A BBC reporter detained last month in Tajikistan has been released on bail.
Urunboy Usmonov, 59, was picked up by his family from the detention centre in the northern city of Khujand.
He told the BBC he was feeling tired, but thanked those who supported him.
The prosecutor general said earlier Mr Usmonov was eligible for bail, but still faced criminal prosecution for alleged association with the banned Islamist group Hizb ut-Tahrir. The BBC says the allegations are unfounded.
Mr Usmonov was released from custody on Thursday and picked up by his family.
Soon afterwards, he told the BBC Uzbek service that he was feeling tired and needed some rest.
His son, Oibek, told the BBC that he was immensely glad to be home again.
"This is a great joy to us all after all we have been through," he said. "He sends a massive thank you to everyone for all their support."

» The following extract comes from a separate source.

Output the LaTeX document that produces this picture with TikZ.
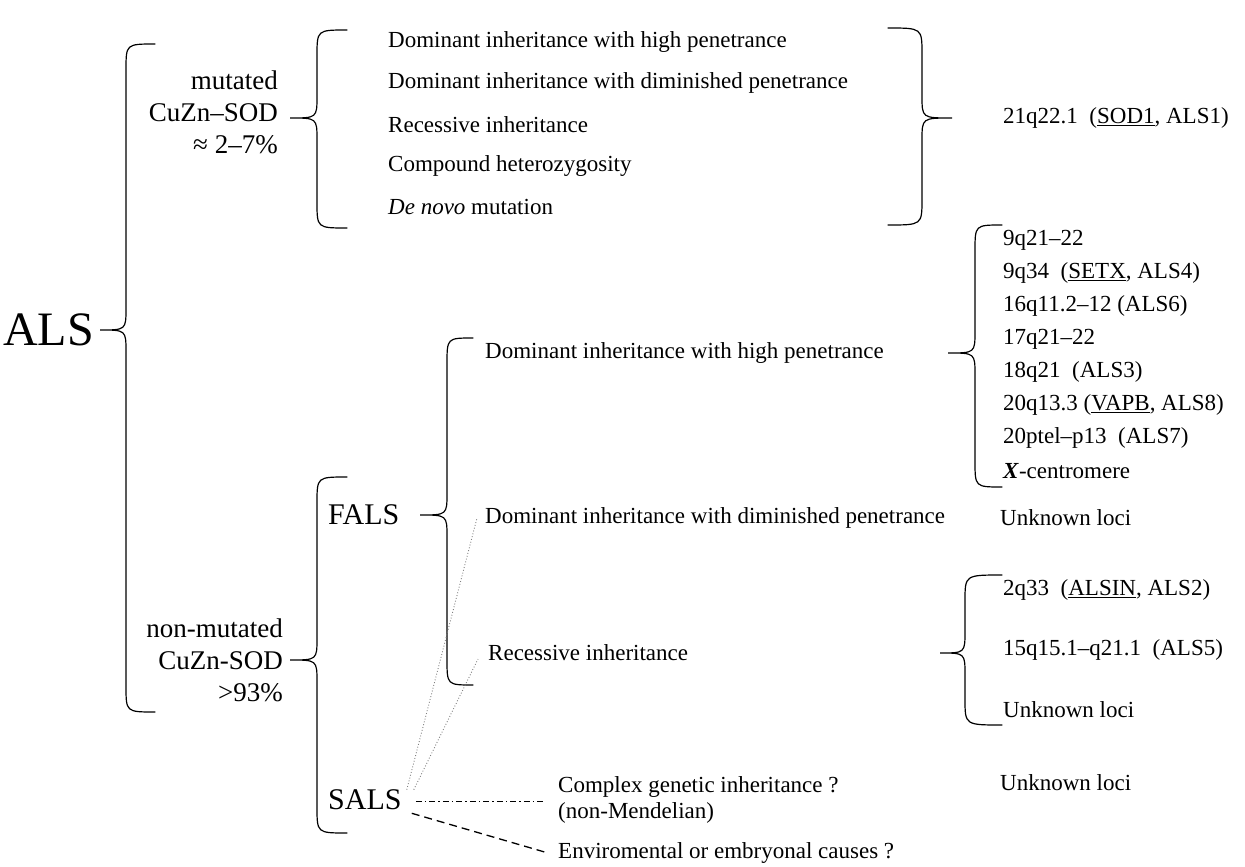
\documentclass[tikz,border=0pt]{standalone}
\usepackage{fontspec}
\setmainfont{Liberation Serif}
\usetikzlibrary{positioning}

% brace: end x, stem x, tip x, top y, tip y, bottom y
\newcommand{\curlybrace}[6]{%
\draw[braceline] (#1,#4) .. controls (#2,#4) .. (#2,#4+26) -- (#2,#5-22) .. controls (#2,#5) .. (#3,#5)
  .. controls (#2,#5) .. (#2,#5+22) -- (#2,#6-26) .. controls (#2,#6) .. (#1,#6);}

\tikzset{
  braceline/.style={line width=1.2pt, line cap=round},
  txt/.style={font=\fontsize{23}{26}\selectfont, inner sep=0pt, anchor=west},
  grp/.style={font=\fontsize{27}{32}\selectfont, inner sep=0pt, anchor=east, align=right},
  cls/.style={font=\fontsize{30}{34}\selectfont, inner sep=0pt, anchor=west},
}

\begin{document}
\begin{tikzpicture}[x=1pt,y=-1pt]
\useasboundingbox (0,0) rectangle (1245,867);

\node[font=\fontsize{48}{52}\selectfont, inner sep=0pt, anchor=west] (als) at (3,330) {ALS};
\curlybrace{155}{126}{100}{44}{330}{712}

% mutated branch
\node[grp] (mut) at (278,112) {mutated\\CuZn–SOD\\≈ 2–7\%};
\curlybrace{347}{317}{290}{30}{118}{228}
\node[txt] (m1) at (388,42) {Dominant inheritance with high penetrance};
\node[txt] (m2) at (388,83) {Dominant inheritance with diminished penetrance};
\node[txt] (m3) at (388,125) {Recessive inheritance};
\node[txt] (m4) at (388,166) {Compound heterozygosity};
\node[txt] (m5) at (388,207) {\textit{De novo} mutation};
\curlybrace{888}{922}{952}{28}{118}{225}
\node[txt] (sod) at (1003,118) {21q22.1\ \ (\underline{SOD1}, ALS1)};

% non-mutated branch
\node[grp] (nonmut) at (283,660) {non-mutated\\CuZn-SOD\\>93\%};
\curlybrace{347}{317}{290}{477}{660}{833}
\node[cls] (fals) at (328,515) {FALS};
\node[cls] (sals) at (328,800) {SALS};
\curlybrace{473}{447}{420}{338}{515}{685}

\node[txt] (hp) at (485,353) {Dominant inheritance with high penetrance};
\curlybrace{1002}{975}{948}{225}{353}{487}
\node[txt] (l1) at (1003,240) {9q21–22};
\node[txt] (l2) at (1003,273) {9q34\ \ (\underline{SETX}, ALS4)};
\node[txt] (l3) at (1003,306) {16q11.2–12 (ALS6)};
\node[txt] (l4) at (1003,339) {17q21–22};
\node[txt] (l5) at (1003,372) {18q21\ \ (ALS3)};
\node[txt] (l6) at (1003,405) {20q13.3 (\underline{VAPB}, ALS8)};
\node[txt] (l7) at (1003,438) {20ptel–p13\ \ (ALS7)};
\node[txt] (l8) at (1003,471) {\textbf{\textit{X}}-centromere};

\node[txt] (dp) at (485,518) {Dominant inheritance with diminished penetrance};
\node[txt] (dpl) at (1000,518) {Unknown loci};

\node[txt] (rec) at (488,653) {Recessive inheritance};
\curlybrace{1002}{965}{940}{575}{653}{725}
\node[txt] (r1) at (1003,590) {2q33\ \ (\underline{ALSIN}, ALS2)};
\node[txt] (r2) at (1003,650) {15q15.1–q21.1\ \ (ALS5)};
\node[txt] (r3) at (1003,710) {Unknown loci};

\node[txt, align=left] (cpx) at (558,800) {Complex genetic inheritance ?\\(non-Mendelian)};
\node[txt] (cpxl) at (1000,783) {Unknown loci};
\node[txt] (env) at (558,853) {Enviromental or embryonal causes ?};

\draw[gray, line width=0.9pt, dotted] ([xshift=5pt]sals.north east) -- ([xshift=-8pt]dp.west);
\draw[gray, line width=0.9pt, dotted] ([xshift=12pt]sals.north east) -- ([xshift=-10pt,yshift=-6pt]rec.west);
\draw[line width=1pt, dash pattern=on 6pt off 3pt on 1.5pt off 3pt] ([xshift=14pt,yshift=-1pt]sals.east) -- ([xshift=-13pt,yshift=-1pt]cpx.west);
\draw[line width=1.3pt, dash pattern=on 8pt off 5pt] ([xshift=10pt,yshift=-3pt]sals.south east) -- ([xshift=-10pt]env.west);
\end{tikzpicture}
\end{document}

Tajik Prosecutor General Sherkhon Salimzoda earlier said that prosecutors "have studied a criminal case against Usmonov and come to the conclusion that they can continue conducting the case without keeping the accused in custody", Tajikistan's Asia-Plus website reported.
"I just have signed a relevant decision and today, by close of business, Usmonov will be released under a written undertaking not to leave the country," the prosecutor-general added.
The BBC's Global News director Peter Horrocks said the BBC was "encouraged that Tajik authorities have considered our appeals".
"As we have said all along, we believe Urunboy is innocent and all he was doing was his journalistic work for the BBC. We know that his family and friends are delighted to have Urunboy back and are appreciative of the support from colleagues at the BBC and around the world," Mr Horrocks added.
Mr Usmonov, who suffers from a heart condition and diabetes, was arrested in June and held in the northern city of Khujand.
His family was later allowed a brief visit with him and expressed concern about his health. They said it appeared he had been beaten.
Hamid Ismailov, from the BBC Central Asian service, also visited his colleague and said Mr Usmonov was both physically and psychologically frail.
BBC journalists have held vigils in London to demand Mr Usmonov's release.
Mr Usmonov has worked for the BBC Central Asian Service for 10 years.
He has said he met Hizb ut-Tahrir members as part of his work reporting on the group, which is active across Central Asia.
The lobby group, the Committee to Protect Journalists, has condemned the arrest as an attempt to censor coverage of sensitive political and religious issues.